### WRITTEN EXERCISE
Transcribe the entries that follow exactly as they appear, minus pictures.

** BEGIN GIVEN RECORDS **

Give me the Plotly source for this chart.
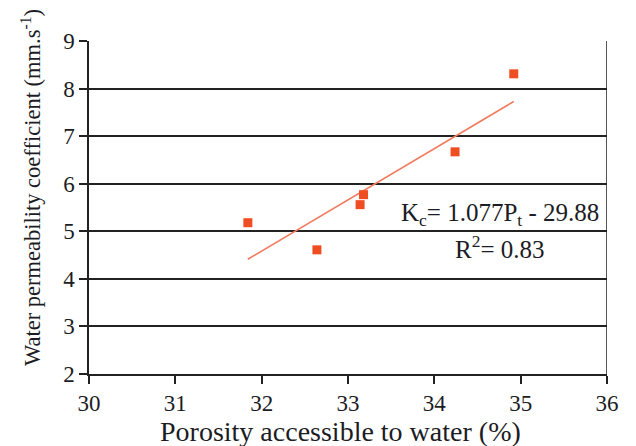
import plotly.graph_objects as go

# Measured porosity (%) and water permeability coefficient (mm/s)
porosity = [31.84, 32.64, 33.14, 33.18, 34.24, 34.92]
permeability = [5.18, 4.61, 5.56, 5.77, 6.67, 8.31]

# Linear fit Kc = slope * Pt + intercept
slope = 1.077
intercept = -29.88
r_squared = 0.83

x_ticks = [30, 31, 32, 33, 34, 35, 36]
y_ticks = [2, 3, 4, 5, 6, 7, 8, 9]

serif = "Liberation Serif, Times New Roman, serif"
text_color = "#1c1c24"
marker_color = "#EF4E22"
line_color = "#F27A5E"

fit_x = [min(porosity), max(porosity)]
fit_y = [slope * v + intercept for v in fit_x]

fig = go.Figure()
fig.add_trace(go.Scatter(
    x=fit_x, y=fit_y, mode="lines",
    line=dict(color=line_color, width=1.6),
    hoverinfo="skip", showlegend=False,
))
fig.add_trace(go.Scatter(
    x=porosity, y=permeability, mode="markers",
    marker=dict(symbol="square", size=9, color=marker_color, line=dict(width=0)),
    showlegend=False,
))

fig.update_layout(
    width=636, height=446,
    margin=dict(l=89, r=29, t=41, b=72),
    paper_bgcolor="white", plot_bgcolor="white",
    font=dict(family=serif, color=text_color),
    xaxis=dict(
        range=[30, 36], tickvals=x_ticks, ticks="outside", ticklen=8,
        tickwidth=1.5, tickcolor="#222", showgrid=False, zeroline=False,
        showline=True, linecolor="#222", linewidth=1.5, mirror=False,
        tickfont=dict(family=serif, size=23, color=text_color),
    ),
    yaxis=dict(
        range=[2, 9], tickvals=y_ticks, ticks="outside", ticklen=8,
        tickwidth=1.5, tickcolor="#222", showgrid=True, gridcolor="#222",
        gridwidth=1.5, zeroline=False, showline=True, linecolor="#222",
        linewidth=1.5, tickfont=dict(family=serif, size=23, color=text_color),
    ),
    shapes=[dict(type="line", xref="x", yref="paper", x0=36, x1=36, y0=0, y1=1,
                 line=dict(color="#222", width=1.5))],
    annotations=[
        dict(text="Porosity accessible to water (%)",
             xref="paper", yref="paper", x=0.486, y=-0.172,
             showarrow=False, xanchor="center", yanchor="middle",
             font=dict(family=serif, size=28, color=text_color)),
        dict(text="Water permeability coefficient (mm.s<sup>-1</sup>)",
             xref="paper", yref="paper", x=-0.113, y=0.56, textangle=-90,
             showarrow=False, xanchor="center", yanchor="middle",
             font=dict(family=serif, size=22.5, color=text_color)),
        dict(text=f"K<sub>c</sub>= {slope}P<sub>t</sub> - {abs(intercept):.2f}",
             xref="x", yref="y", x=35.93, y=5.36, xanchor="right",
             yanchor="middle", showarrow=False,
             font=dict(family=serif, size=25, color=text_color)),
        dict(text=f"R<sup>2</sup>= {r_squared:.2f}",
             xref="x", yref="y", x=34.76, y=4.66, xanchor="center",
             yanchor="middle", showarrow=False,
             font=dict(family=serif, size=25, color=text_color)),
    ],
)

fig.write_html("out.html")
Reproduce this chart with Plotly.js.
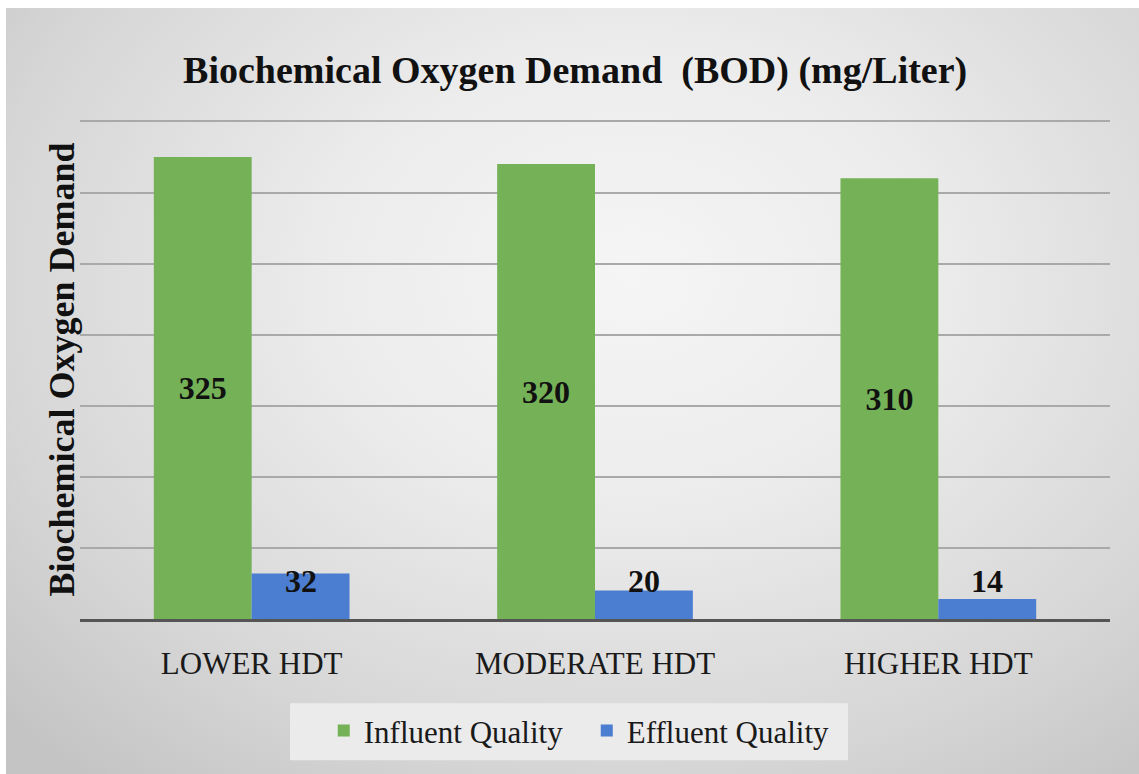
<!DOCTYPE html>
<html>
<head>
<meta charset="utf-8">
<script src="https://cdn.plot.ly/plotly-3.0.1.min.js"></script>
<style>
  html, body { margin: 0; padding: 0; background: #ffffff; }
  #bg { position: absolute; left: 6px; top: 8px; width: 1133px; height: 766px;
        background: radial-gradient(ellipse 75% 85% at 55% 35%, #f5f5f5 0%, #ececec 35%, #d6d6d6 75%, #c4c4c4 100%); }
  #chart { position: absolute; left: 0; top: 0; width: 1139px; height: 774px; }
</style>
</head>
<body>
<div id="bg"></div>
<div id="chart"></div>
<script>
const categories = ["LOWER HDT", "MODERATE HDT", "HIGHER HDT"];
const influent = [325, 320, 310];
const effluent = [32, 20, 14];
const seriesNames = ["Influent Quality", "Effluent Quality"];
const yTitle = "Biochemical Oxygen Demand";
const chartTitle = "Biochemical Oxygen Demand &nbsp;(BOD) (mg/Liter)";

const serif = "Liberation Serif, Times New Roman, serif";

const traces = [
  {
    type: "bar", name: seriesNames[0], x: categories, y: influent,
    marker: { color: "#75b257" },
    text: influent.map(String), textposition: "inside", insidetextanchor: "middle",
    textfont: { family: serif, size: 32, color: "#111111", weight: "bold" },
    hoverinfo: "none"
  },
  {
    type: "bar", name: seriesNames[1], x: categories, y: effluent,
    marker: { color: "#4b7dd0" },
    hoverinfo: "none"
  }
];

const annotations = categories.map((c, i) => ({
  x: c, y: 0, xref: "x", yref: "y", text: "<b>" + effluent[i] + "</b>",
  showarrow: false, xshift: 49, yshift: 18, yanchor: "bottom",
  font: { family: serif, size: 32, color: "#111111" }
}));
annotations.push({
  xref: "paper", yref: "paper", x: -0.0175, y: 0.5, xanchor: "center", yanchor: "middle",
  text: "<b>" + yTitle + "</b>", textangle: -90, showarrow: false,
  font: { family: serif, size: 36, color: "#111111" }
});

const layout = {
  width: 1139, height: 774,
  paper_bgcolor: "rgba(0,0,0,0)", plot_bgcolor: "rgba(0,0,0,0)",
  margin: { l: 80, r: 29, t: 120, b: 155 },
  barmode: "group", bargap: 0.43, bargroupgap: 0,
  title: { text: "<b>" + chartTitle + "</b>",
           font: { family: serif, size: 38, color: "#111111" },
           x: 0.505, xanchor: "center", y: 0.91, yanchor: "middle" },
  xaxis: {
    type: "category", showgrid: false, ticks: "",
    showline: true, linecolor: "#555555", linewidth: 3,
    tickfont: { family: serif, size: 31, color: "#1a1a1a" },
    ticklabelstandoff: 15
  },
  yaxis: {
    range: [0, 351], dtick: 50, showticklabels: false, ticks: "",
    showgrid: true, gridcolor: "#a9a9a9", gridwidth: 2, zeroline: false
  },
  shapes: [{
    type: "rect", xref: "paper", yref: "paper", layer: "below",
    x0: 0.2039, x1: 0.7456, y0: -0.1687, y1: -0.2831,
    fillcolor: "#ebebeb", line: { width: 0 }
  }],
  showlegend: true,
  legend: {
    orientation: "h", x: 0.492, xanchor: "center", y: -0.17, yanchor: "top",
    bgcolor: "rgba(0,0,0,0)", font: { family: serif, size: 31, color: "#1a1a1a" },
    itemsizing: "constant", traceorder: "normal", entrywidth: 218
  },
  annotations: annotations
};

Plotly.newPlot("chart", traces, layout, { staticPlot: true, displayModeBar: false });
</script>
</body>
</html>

** END GIVEN RECORDS **

### FINISHED EXERCISE
Give me the Plotly source for this chart.
import plotly.graph_objects as go

# Measured porosity (%) and water permeability coefficient (mm/s)
porosity = [31.84, 32.64, 33.14, 33.18, 34.24, 34.92]
permeability = [5.18, 4.61, 5.56, 5.77, 6.67, 8.31]

# Linear fit Kc = slope * Pt + intercept
slope = 1.077
intercept = -29.88
r_squared = 0.83

x_ticks = [30, 31, 32, 33, 34, 35, 36]
y_ticks = [2, 3, 4, 5, 6, 7, 8, 9]

serif = "Liberation Serif, Times New Roman, serif"
text_color = "#1c1c24"
marker_color = "#EF4E22"
line_color = "#F27A5E"

fit_x = [min(porosity), max(porosity)]
fit_y = [slope * v + intercept for v in fit_x]

fig = go.Figure()
fig.add_trace(go.Scatter(
    x=fit_x, y=fit_y, mode="lines",
    line=dict(color=line_color, width=1.6),
    hoverinfo="skip", showlegend=False,
))
fig.add_trace(go.Scatter(
    x=porosity, y=permeability, mode="markers",
    marker=dict(symbol="square", size=9, color=marker_color, line=dict(width=0)),
    showlegend=False,
))

fig.update_layout(
    width=636, height=446,
    margin=dict(l=89, r=29, t=41, b=72),
    paper_bgcolor="white", plot_bgcolor="white",
    font=dict(family=serif, color=text_color),
    xaxis=dict(
        range=[30, 36], tickvals=x_ticks, ticks="outside", ticklen=8,
        tickwidth=1.5, tickcolor="#222", showgrid=False, zeroline=False,
        showline=True, linecolor="#222", linewidth=1.5, mirror=False,
        tickfont=dict(family=serif, size=23, color=text_color),
    ),
    yaxis=dict(
        range=[2, 9], tickvals=y_ticks, ticks="outside", ticklen=8,
        tickwidth=1.5, tickcolor="#222", showgrid=True, gridcolor="#222",
        gridwidth=1.5, zeroline=False, showline=True, linecolor="#222",
        linewidth=1.5, tickfont=dict(family=serif, size=23, color=text_color),
    ),
    shapes=[dict(type="line", xref="x", yref="paper", x0=36, x1=36, y0=0, y1=1,
                 line=dict(color="#222", width=1.5))],
    annotations=[
        dict(text="Porosity accessible to water (%)",
             xref="paper", yref="paper", x=0.486, y=-0.172,
             showarrow=False, xanchor="center", yanchor="middle",
             font=dict(family=serif, size=28, color=text_color)),
        dict(text="Water permeability coefficient (mm.s<sup>-1</sup>)",
             xref="paper", yref="paper", x=-0.113, y=0.56, textangle=-90,
             showarrow=False, xanchor="center", yanchor="middle",
             font=dict(family=serif, size=22.5, color=text_color)),
        dict(text=f"K<sub>c</sub>= {slope}P<sub>t</sub> - {abs(intercept):.2f}",
             xref="x", yref="y", x=35.93, y=5.36, xanchor="right",
             yanchor="middle", showarrow=False,
             font=dict(family=serif, size=25, color=text_color)),
        dict(text=f"R<sup>2</sup>= {r_squared:.2f}",
             xref="x", yref="y", x=34.76, y=4.66, xanchor="center",
             yanchor="middle", showarrow=False,
             font=dict(family=serif, size=25, color=text_color)),
    ],
)

fig.write_html("out.html")
Reproduce this chart with Plotly.js.
<!DOCTYPE html>
<html>
<head>
<meta charset="utf-8">
<script src="https://cdn.plot.ly/plotly-3.0.1.min.js"></script>
<style>
  html, body { margin: 0; padding: 0; background: #ffffff; }
  #bg { position: absolute; left: 6px; top: 8px; width: 1133px; height: 766px;
        background: radial-gradient(ellipse 75% 85% at 55% 35%, #f5f5f5 0%, #ececec 35%, #d6d6d6 75%, #c4c4c4 100%); }
  #chart { position: absolute; left: 0; top: 0; width: 1139px; height: 774px; }
</style>
</head>
<body>
<div id="bg"></div>
<div id="chart"></div>
<script>
const categories = ["LOWER HDT", "MODERATE HDT", "HIGHER HDT"];
const influent = [325, 320, 310];
const effluent = [32, 20, 14];
const seriesNames = ["Influent Quality", "Effluent Quality"];
const yTitle = "Biochemical Oxygen Demand";
const chartTitle = "Biochemical Oxygen Demand &nbsp;(BOD) (mg/Liter)";

const serif = "Liberation Serif, Times New Roman, serif";

const traces = [
  {
    type: "bar", name: seriesNames[0], x: categories, y: influent,
    marker: { color: "#75b257" },
    text: influent.map(String), textposition: "inside", insidetextanchor: "middle",
    textfont: { family: serif, size: 32, color: "#111111", weight: "bold" },
    hoverinfo: "none"
  },
  {
    type: "bar", name: seriesNames[1], x: categories, y: effluent,
    marker: { color: "#4b7dd0" },
    hoverinfo: "none"
  }
];

const annotations = categories.map((c, i) => ({
  x: c, y: 0, xref: "x", yref: "y", text: "<b>" + effluent[i] + "</b>",
  showarrow: false, xshift: 49, yshift: 18, yanchor: "bottom",
  font: { family: serif, size: 32, color: "#111111" }
}));
annotations.push({
  xref: "paper", yref: "paper", x: -0.0175, y: 0.5, xanchor: "center", yanchor: "middle",
  text: "<b>" + yTitle + "</b>", textangle: -90, showarrow: false,
  font: { family: serif, size: 36, color: "#111111" }
});

const layout = {
  width: 1139, height: 774,
  paper_bgcolor: "rgba(0,0,0,0)", plot_bgcolor: "rgba(0,0,0,0)",
  margin: { l: 80, r: 29, t: 120, b: 155 },
  barmode: "group", bargap: 0.43, bargroupgap: 0,
  title: { text: "<b>" + chartTitle + "</b>",
           font: { family: serif, size: 38, color: "#111111" },
           x: 0.505, xanchor: "center", y: 0.91, yanchor: "middle" },
  xaxis: {
    type: "category", showgrid: false, ticks: "",
    showline: true, linecolor: "#555555", linewidth: 3,
    tickfont: { family: serif, size: 31, color: "#1a1a1a" },
    ticklabelstandoff: 15
  },
  yaxis: {
    range: [0, 351], dtick: 50, showticklabels: false, ticks: "",
    showgrid: true, gridcolor: "#a9a9a9", gridwidth: 2, zeroline: false
  },
  shapes: [{
    type: "rect", xref: "paper", yref: "paper", layer: "below",
    x0: 0.2039, x1: 0.7456, y0: -0.1687, y1: -0.2831,
    fillcolor: "#ebebeb", line: { width: 0 }
  }],
  showlegend: true,
  legend: {
    orientation: "h", x: 0.492, xanchor: "center", y: -0.17, yanchor: "top",
    bgcolor: "rgba(0,0,0,0)", font: { family: serif, size: 31, color: "#1a1a1a" },
    itemsizing: "constant", traceorder: "normal", entrywidth: 218
  },
  annotations: annotations
};

Plotly.newPlot("chart", traces, layout, { staticPlot: true, displayModeBar: false });
</script>
</body>
</html>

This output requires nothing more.